What is asked |
Will you transcribe all the entries word for word, skipping the pictures they hold?

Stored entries
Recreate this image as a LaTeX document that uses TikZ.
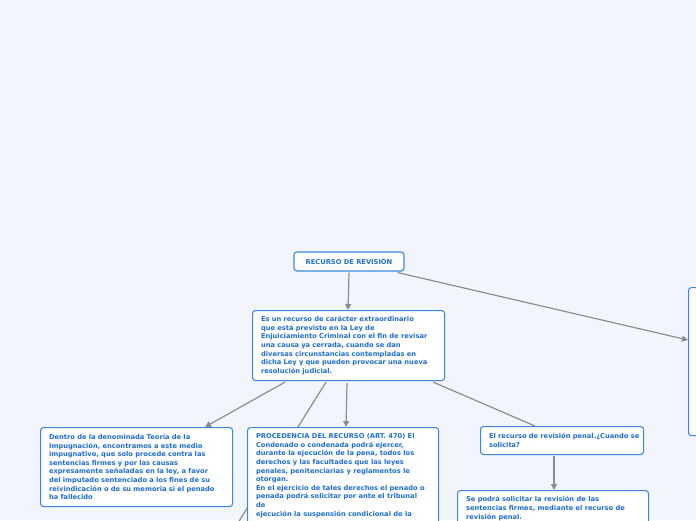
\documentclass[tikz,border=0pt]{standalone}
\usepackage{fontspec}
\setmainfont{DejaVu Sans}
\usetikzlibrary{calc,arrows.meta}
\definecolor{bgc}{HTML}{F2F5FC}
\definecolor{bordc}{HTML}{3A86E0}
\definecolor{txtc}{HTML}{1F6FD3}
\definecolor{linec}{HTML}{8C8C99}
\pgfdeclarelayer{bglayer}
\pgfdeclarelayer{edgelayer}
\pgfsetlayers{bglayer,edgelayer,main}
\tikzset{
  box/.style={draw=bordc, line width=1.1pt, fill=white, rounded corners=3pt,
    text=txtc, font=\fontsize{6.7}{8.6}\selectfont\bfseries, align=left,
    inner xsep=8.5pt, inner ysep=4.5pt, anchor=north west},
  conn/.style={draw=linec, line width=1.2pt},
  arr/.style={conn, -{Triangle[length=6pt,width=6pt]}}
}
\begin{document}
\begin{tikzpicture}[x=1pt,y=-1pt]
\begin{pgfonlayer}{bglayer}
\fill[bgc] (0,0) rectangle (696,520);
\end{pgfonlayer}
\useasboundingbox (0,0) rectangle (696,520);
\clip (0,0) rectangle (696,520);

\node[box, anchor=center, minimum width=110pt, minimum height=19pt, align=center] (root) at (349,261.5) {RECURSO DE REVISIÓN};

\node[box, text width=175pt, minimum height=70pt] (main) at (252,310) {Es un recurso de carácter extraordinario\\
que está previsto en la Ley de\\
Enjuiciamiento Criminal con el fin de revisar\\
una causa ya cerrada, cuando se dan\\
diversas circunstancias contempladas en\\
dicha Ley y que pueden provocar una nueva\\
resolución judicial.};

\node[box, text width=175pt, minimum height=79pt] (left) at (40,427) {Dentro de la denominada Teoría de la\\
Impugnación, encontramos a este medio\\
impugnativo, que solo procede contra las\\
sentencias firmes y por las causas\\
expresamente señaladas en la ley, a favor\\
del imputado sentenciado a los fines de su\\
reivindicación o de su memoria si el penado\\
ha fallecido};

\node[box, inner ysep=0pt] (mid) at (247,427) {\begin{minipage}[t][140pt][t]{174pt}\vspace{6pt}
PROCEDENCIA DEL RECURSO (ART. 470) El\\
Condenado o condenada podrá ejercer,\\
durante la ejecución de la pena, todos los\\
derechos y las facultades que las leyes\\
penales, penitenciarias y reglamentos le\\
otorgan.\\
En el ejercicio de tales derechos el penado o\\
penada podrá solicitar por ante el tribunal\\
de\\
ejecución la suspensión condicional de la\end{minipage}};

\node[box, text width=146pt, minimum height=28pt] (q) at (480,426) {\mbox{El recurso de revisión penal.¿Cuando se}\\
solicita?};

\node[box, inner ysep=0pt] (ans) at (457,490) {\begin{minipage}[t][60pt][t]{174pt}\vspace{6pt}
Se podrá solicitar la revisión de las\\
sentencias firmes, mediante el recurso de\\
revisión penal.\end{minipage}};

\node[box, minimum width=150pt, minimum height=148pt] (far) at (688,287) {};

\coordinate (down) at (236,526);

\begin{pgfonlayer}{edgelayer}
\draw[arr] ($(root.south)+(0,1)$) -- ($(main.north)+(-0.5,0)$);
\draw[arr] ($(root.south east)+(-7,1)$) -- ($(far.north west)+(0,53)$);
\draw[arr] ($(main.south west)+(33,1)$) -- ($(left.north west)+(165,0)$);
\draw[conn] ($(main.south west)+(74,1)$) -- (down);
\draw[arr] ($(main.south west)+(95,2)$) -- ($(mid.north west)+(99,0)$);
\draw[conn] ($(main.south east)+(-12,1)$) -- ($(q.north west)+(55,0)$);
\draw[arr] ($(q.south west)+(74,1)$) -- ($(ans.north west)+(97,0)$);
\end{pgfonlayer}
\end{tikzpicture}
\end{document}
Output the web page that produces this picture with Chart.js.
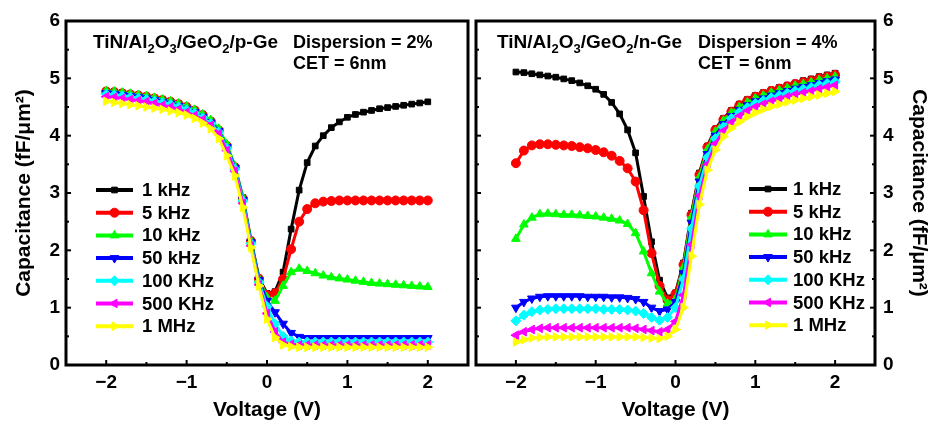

The answer |
Recreate this image as a LaTeX document that uses TikZ.
\documentclass[tikz,border=0pt]{standalone}
\usepackage{fontspec}
\setmainfont{DejaVu Sans}
\usetikzlibrary{calc,arrows.meta}
\definecolor{bgc}{HTML}{F2F5FC}
\definecolor{bordc}{HTML}{3A86E0}
\definecolor{txtc}{HTML}{1F6FD3}
\definecolor{linec}{HTML}{8C8C99}
\pgfdeclarelayer{bglayer}
\pgfdeclarelayer{edgelayer}
\pgfsetlayers{bglayer,edgelayer,main}
\tikzset{
  box/.style={draw=bordc, line width=1.1pt, fill=white, rounded corners=3pt,
    text=txtc, font=\fontsize{6.7}{8.6}\selectfont\bfseries, align=left,
    inner xsep=8.5pt, inner ysep=4.5pt, anchor=north west},
  conn/.style={draw=linec, line width=1.2pt},
  arr/.style={conn, -{Triangle[length=6pt,width=6pt]}}
}
\begin{document}
\begin{tikzpicture}[x=1pt,y=-1pt]
\begin{pgfonlayer}{bglayer}
\fill[bgc] (0,0) rectangle (696,520);
\end{pgfonlayer}
\useasboundingbox (0,0) rectangle (696,520);
\clip (0,0) rectangle (696,520);

\node[box, anchor=center, minimum width=110pt, minimum height=19pt, align=center] (root) at (349,261.5) {RECURSO DE REVISIÓN};

\node[box, text width=175pt, minimum height=70pt] (main) at (252,310) {Es un recurso de carácter extraordinario\\
que está previsto en la Ley de\\
Enjuiciamiento Criminal con el fin de revisar\\
una causa ya cerrada, cuando se dan\\
diversas circunstancias contempladas en\\
dicha Ley y que pueden provocar una nueva\\
resolución judicial.};

\node[box, text width=175pt, minimum height=79pt] (left) at (40,427) {Dentro de la denominada Teoría de la\\
Impugnación, encontramos a este medio\\
impugnativo, que solo procede contra las\\
sentencias firmes y por las causas\\
expresamente señaladas en la ley, a favor\\
del imputado sentenciado a los fines de su\\
reivindicación o de su memoria si el penado\\
ha fallecido};

\node[box, inner ysep=0pt] (mid) at (247,427) {\begin{minipage}[t][140pt][t]{174pt}\vspace{6pt}
PROCEDENCIA DEL RECURSO (ART. 470) El\\
Condenado o condenada podrá ejercer,\\
durante la ejecución de la pena, todos los\\
derechos y las facultades que las leyes\\
penales, penitenciarias y reglamentos le\\
otorgan.\\
En el ejercicio de tales derechos el penado o\\
penada podrá solicitar por ante el tribunal\\
de\\
ejecución la suspensión condicional de la\end{minipage}};

\node[box, text width=146pt, minimum height=28pt] (q) at (480,426) {\mbox{El recurso de revisión penal.¿Cuando se}\\
solicita?};

\node[box, inner ysep=0pt] (ans) at (457,490) {\begin{minipage}[t][60pt][t]{174pt}\vspace{6pt}
Se podrá solicitar la revisión de las\\
sentencias firmes, mediante el recurso de\\
revisión penal.\end{minipage}};

\node[box, minimum width=150pt, minimum height=148pt] (far) at (688,287) {};

\coordinate (down) at (236,526);

\begin{pgfonlayer}{edgelayer}
\draw[arr] ($(root.south)+(0,1)$) -- ($(main.north)+(-0.5,0)$);
\draw[arr] ($(root.south east)+(-7,1)$) -- ($(far.north west)+(0,53)$);
\draw[arr] ($(main.south west)+(33,1)$) -- ($(left.north west)+(165,0)$);
\draw[conn] ($(main.south west)+(74,1)$) -- (down);
\draw[arr] ($(main.south west)+(95,2)$) -- ($(mid.north west)+(99,0)$);
\draw[conn] ($(main.south east)+(-12,1)$) -- ($(q.north west)+(55,0)$);
\draw[arr] ($(q.south west)+(74,1)$) -- ($(ans.north west)+(97,0)$);
\end{pgfonlayer}
\end{tikzpicture}
\end{document}
Output the web page that produces this picture with Chart.js.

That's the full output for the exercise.